- **Stated task**
Please write out the lines of the data exactly, beginning with the first and ending with the line containing "var seriesErrors = [wildErrors, ldhDErrors, larAErrors];"; leave the pictures behind.

- **Dataset items**
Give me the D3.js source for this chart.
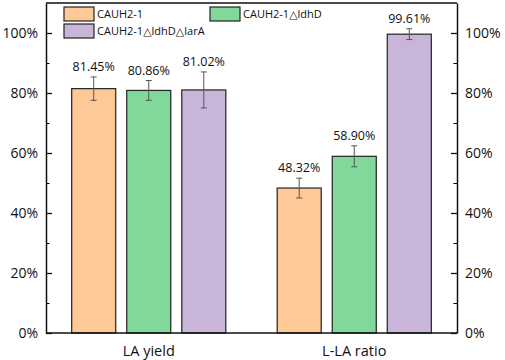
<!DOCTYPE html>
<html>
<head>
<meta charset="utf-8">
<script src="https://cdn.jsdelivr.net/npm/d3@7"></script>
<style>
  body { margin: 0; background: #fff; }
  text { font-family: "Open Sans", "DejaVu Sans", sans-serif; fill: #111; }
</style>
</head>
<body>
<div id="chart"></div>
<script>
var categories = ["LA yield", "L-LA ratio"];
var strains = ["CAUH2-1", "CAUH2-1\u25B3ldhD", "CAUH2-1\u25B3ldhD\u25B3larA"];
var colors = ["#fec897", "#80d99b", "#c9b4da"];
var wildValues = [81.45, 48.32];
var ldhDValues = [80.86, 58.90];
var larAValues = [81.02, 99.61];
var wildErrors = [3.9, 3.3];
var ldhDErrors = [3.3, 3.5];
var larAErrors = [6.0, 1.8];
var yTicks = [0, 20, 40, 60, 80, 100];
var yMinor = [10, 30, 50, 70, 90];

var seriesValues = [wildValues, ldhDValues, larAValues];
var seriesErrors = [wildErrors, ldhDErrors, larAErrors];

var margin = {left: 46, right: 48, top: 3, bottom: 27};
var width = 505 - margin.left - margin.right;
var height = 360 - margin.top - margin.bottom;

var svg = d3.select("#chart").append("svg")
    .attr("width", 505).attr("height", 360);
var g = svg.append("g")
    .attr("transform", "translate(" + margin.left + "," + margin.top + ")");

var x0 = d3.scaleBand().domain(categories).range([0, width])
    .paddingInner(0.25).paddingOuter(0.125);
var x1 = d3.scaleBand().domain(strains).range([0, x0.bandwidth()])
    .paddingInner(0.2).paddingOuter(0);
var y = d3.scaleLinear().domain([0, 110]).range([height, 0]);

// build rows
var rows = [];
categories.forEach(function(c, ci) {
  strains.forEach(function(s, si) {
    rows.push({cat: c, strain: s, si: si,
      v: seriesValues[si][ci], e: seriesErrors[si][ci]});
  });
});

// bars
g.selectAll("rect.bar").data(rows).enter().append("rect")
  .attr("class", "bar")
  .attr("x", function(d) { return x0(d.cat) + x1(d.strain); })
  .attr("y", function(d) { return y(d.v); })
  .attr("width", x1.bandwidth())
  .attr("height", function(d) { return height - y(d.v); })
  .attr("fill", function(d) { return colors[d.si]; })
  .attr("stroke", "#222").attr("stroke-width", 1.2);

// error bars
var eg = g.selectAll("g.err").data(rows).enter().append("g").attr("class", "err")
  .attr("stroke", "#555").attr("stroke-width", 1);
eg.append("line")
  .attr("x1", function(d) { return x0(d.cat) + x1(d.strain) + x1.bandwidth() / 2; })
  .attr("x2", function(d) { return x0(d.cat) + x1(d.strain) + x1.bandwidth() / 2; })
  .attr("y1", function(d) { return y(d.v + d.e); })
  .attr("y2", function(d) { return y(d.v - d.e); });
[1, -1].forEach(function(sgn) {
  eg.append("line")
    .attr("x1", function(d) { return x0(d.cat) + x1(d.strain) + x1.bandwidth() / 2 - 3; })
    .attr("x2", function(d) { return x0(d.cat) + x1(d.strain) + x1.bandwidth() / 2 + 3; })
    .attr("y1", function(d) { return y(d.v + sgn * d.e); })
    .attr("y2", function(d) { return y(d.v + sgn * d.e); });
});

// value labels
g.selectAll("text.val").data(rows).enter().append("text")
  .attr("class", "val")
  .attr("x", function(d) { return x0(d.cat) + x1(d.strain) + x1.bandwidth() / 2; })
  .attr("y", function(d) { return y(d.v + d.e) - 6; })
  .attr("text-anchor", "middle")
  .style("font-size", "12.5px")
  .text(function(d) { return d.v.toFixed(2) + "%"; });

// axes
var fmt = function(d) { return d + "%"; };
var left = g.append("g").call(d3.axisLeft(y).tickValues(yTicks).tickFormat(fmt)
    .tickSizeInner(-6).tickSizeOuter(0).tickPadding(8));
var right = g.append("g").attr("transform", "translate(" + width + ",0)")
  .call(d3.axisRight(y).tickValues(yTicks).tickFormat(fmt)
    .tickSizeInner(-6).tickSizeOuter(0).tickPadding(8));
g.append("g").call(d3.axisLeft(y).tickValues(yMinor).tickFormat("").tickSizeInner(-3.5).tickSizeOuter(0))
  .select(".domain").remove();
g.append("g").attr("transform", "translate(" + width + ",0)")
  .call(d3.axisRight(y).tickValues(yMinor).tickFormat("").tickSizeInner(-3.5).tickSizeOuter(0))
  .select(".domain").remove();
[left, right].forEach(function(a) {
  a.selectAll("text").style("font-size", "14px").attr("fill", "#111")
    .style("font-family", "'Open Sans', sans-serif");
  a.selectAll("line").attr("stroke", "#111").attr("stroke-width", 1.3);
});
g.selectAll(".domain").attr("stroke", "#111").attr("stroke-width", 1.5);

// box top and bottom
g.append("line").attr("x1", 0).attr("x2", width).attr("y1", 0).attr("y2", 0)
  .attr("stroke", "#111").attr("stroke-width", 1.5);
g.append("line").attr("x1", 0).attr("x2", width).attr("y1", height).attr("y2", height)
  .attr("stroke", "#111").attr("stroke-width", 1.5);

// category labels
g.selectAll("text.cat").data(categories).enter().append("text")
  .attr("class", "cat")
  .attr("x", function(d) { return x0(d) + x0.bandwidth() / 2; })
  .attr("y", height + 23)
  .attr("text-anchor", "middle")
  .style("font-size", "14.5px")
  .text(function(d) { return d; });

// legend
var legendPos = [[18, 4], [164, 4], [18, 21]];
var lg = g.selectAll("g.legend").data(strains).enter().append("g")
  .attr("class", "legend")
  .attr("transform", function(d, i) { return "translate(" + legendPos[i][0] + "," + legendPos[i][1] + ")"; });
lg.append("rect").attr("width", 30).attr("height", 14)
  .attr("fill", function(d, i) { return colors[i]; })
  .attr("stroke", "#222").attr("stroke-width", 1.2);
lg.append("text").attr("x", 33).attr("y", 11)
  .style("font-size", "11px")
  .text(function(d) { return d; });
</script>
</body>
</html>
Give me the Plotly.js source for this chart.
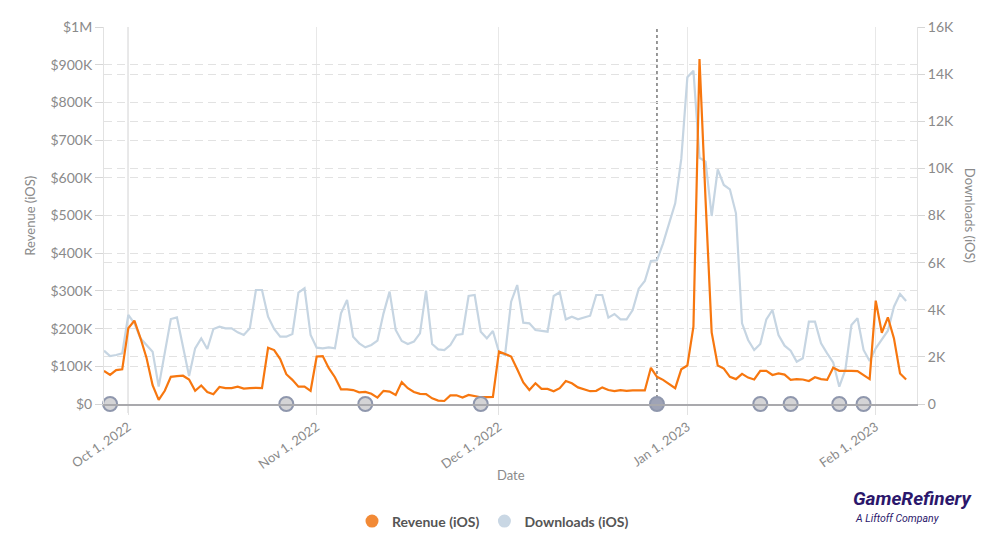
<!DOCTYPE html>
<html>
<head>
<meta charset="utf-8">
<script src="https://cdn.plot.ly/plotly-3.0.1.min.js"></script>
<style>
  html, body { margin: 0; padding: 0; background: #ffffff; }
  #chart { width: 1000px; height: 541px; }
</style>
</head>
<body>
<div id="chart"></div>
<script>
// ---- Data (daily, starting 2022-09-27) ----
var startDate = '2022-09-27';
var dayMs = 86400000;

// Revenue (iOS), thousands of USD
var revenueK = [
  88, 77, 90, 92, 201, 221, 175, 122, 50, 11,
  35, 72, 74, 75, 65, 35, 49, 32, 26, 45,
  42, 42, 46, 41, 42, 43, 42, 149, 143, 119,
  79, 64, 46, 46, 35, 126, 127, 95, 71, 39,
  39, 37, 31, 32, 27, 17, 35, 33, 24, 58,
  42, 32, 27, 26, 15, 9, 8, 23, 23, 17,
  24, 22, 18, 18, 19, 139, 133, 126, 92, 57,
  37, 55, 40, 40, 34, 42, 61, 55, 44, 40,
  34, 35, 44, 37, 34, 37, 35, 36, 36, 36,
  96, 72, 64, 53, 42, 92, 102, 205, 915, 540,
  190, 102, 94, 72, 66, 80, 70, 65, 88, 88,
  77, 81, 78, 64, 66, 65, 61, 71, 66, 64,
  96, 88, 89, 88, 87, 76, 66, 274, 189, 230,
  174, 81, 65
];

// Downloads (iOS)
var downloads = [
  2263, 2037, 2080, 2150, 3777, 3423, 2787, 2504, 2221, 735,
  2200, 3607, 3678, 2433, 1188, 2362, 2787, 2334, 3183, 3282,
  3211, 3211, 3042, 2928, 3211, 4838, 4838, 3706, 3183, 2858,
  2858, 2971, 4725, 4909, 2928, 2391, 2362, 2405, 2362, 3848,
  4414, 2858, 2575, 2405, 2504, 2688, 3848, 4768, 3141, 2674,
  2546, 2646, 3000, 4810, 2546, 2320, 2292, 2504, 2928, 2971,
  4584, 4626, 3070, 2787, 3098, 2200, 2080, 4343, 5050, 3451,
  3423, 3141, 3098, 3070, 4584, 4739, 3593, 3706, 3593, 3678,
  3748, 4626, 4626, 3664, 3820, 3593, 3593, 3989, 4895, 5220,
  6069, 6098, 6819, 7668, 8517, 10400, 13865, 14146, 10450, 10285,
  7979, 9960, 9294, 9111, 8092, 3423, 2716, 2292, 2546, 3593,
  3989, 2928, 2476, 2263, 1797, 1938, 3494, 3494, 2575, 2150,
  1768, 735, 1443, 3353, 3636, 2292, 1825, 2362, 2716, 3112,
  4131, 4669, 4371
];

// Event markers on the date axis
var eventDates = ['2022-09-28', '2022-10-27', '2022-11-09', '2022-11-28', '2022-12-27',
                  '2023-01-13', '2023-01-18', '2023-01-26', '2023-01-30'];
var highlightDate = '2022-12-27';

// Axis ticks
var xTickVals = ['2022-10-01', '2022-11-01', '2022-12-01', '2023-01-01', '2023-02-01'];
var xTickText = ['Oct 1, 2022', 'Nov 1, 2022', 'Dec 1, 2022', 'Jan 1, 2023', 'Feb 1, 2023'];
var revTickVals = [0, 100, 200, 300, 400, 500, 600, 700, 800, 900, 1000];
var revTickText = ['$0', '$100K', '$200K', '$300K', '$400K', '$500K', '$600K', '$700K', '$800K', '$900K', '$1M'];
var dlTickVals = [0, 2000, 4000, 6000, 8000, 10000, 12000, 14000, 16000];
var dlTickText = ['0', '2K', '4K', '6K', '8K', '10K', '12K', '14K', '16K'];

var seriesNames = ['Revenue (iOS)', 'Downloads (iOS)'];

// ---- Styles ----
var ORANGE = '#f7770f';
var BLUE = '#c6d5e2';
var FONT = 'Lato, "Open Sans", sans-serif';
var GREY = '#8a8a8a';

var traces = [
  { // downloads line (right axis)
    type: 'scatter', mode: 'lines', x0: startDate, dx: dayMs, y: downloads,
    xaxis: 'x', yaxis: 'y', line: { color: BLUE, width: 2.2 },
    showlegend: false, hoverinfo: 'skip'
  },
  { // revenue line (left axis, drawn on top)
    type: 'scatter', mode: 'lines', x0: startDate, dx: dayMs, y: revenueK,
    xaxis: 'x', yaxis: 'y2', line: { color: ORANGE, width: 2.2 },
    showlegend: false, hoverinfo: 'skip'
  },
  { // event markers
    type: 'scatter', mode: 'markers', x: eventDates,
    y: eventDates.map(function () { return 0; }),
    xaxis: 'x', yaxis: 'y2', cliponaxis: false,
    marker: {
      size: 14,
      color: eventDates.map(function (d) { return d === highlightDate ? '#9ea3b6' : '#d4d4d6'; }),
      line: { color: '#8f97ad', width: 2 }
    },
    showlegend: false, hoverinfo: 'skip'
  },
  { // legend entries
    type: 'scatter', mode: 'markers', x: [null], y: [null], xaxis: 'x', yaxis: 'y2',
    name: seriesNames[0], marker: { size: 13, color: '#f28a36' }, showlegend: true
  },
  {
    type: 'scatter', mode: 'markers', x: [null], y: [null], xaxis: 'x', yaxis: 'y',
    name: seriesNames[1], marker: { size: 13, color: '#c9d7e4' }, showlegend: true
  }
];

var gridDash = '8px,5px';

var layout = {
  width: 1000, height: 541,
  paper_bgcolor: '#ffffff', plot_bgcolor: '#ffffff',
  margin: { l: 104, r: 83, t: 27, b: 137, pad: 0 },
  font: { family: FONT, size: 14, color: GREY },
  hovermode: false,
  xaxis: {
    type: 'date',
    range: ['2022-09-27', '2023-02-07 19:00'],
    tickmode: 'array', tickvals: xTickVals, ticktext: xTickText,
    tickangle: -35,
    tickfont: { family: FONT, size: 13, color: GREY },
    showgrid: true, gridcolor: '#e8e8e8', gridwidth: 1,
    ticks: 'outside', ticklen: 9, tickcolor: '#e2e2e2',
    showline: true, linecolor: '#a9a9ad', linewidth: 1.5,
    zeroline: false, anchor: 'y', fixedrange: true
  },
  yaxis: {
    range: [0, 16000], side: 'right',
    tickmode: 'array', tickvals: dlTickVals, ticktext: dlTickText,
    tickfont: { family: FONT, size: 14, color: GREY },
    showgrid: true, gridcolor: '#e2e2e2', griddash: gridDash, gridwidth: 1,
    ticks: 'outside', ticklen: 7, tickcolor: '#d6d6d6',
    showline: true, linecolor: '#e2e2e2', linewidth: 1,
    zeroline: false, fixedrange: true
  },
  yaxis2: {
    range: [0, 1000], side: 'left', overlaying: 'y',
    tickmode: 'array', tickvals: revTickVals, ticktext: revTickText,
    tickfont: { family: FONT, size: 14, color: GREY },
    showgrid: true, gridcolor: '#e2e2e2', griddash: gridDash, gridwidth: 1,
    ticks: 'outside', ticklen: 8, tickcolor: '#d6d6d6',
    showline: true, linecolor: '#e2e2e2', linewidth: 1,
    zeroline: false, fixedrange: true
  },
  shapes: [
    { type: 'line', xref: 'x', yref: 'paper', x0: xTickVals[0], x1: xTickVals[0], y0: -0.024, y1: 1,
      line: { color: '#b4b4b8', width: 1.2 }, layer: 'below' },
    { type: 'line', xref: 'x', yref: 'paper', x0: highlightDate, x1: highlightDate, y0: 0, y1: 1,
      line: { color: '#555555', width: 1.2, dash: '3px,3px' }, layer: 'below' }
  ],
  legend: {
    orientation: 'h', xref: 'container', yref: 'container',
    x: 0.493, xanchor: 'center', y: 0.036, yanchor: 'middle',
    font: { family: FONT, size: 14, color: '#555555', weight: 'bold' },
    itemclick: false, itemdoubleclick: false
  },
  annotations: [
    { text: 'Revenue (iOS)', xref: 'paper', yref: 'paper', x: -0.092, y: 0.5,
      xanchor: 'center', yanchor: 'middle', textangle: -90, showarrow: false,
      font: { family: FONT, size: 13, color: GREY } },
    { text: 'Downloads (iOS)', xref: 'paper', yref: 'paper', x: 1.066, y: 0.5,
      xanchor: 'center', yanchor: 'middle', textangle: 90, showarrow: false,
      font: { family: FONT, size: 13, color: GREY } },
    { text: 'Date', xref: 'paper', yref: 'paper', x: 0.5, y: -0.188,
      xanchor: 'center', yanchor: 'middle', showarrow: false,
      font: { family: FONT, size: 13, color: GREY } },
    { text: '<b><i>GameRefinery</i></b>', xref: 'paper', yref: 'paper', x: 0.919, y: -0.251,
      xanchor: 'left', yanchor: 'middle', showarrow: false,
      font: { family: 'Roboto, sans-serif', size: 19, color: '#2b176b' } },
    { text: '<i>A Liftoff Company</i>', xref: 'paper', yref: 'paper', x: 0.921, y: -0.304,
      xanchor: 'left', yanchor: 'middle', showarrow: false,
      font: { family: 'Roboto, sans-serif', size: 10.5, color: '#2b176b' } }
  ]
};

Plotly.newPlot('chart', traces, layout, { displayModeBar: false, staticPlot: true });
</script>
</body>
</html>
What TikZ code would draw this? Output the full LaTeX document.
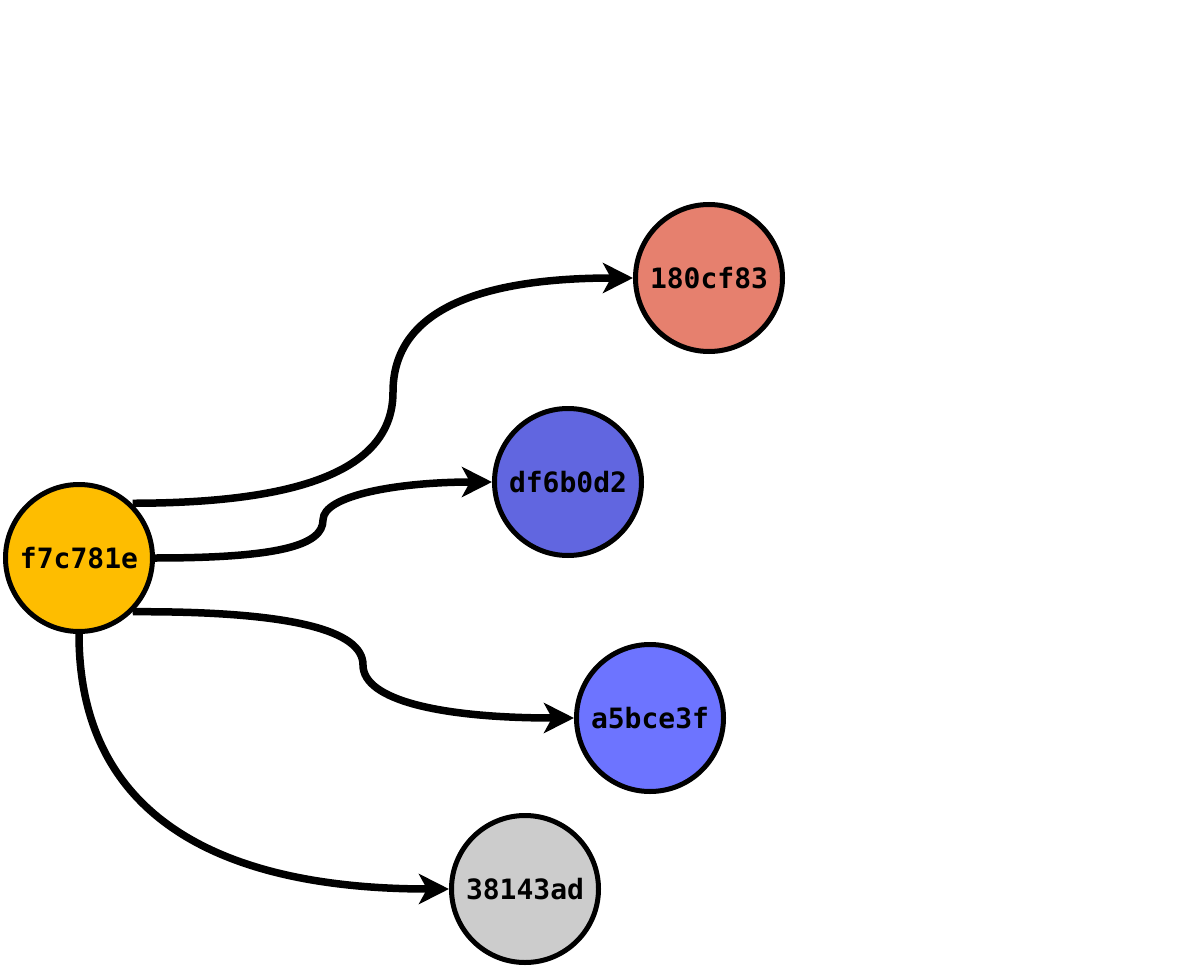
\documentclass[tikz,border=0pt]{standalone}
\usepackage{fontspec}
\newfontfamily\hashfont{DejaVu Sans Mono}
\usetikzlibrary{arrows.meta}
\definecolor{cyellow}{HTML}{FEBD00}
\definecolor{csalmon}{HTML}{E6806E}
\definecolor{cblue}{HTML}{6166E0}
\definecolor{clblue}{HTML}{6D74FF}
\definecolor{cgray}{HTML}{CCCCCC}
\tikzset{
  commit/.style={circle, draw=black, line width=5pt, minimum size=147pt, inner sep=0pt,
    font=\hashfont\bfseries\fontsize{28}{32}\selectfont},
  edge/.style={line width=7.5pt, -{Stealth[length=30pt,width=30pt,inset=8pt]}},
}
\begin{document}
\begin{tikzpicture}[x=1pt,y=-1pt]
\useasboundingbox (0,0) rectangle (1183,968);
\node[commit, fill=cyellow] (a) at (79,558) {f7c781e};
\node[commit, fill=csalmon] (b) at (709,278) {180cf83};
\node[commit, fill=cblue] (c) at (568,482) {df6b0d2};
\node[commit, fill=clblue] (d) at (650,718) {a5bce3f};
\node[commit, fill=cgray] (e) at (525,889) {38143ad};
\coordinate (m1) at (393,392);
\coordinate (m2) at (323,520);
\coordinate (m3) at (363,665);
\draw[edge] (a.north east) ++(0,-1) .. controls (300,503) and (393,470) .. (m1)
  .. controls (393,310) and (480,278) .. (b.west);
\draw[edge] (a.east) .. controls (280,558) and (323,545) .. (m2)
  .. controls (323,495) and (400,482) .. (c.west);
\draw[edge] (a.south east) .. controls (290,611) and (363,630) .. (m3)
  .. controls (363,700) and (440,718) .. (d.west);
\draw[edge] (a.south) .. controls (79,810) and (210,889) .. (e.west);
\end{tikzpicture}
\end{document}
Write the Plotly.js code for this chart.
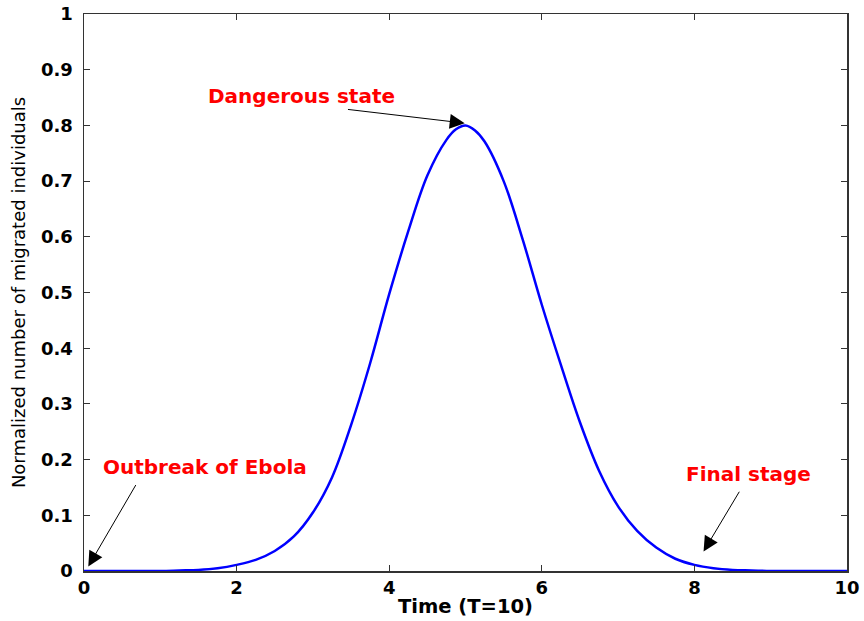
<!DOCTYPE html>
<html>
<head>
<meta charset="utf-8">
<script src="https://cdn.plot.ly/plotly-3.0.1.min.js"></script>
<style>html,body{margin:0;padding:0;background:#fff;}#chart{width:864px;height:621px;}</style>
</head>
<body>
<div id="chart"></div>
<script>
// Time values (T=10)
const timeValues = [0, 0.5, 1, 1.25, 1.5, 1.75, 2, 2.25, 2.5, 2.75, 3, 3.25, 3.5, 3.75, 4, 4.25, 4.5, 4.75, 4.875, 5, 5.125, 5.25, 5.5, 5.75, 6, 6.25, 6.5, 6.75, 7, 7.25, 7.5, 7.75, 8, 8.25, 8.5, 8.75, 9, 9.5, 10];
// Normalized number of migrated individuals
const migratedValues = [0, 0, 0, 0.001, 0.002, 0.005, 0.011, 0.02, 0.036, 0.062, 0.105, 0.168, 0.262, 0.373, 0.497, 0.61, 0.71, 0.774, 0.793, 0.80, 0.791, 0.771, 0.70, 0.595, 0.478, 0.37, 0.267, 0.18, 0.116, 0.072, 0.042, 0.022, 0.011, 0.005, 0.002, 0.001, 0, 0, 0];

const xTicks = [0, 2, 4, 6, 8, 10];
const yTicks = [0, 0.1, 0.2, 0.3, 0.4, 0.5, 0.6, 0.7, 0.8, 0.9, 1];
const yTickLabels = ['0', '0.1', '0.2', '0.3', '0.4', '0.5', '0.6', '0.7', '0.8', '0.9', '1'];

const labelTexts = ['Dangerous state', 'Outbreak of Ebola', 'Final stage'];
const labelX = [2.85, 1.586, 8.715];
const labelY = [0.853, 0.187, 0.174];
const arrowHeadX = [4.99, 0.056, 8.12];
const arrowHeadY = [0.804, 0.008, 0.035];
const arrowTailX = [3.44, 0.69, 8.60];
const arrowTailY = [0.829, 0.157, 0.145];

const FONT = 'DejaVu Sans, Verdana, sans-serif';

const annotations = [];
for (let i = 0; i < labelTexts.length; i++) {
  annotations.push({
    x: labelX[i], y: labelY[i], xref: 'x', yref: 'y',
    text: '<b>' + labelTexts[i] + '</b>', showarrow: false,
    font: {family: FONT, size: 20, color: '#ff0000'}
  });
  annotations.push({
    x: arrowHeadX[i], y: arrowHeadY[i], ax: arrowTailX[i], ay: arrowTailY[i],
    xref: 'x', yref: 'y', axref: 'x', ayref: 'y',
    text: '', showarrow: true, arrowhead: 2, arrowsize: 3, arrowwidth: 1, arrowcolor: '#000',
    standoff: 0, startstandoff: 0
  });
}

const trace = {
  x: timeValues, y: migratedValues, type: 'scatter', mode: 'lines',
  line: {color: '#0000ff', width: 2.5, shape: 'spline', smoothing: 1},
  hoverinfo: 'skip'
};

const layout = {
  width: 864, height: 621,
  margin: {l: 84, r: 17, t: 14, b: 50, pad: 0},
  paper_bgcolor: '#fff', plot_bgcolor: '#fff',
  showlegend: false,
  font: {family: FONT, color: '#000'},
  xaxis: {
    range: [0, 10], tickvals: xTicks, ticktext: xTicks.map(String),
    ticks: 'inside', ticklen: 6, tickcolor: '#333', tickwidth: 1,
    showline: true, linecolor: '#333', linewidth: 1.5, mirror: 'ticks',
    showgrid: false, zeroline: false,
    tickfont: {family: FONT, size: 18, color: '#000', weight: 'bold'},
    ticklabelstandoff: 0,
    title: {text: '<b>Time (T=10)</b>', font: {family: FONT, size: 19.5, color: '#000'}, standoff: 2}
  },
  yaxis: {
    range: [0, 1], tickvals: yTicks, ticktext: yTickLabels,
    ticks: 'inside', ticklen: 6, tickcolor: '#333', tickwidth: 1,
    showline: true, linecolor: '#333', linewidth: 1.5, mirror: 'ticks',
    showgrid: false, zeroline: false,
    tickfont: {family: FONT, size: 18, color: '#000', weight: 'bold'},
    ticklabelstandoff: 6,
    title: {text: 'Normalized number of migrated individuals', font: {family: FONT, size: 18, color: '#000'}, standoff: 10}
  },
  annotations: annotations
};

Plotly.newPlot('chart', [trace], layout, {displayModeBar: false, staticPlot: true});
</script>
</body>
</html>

- **Correct result**
Give me the D3.js source for this chart.
<!DOCTYPE html>
<html>
<head>
<meta charset="utf-8">
<script src="https://cdn.jsdelivr.net/npm/d3@7"></script>
<style>
  body { margin: 0; background: #fff; }
  text { font-family: "Open Sans", "DejaVu Sans", sans-serif; fill: #111; }
</style>
</head>
<body>
<div id="chart"></div>
<script>
var categories = ["LA yield", "L-LA ratio"];
var strains = ["CAUH2-1", "CAUH2-1\u25B3ldhD", "CAUH2-1\u25B3ldhD\u25B3larA"];
var colors = ["#fec897", "#80d99b", "#c9b4da"];
var wildValues = [81.45, 48.32];
var ldhDValues = [80.86, 58.90];
var larAValues = [81.02, 99.61];
var wildErrors = [3.9, 3.3];
var ldhDErrors = [3.3, 3.5];
var larAErrors = [6.0, 1.8];
var yTicks = [0, 20, 40, 60, 80, 100];
var yMinor = [10, 30, 50, 70, 90];

var seriesValues = [wildValues, ldhDValues, larAValues];
var seriesErrors = [wildErrors, ldhDErrors, larAErrors];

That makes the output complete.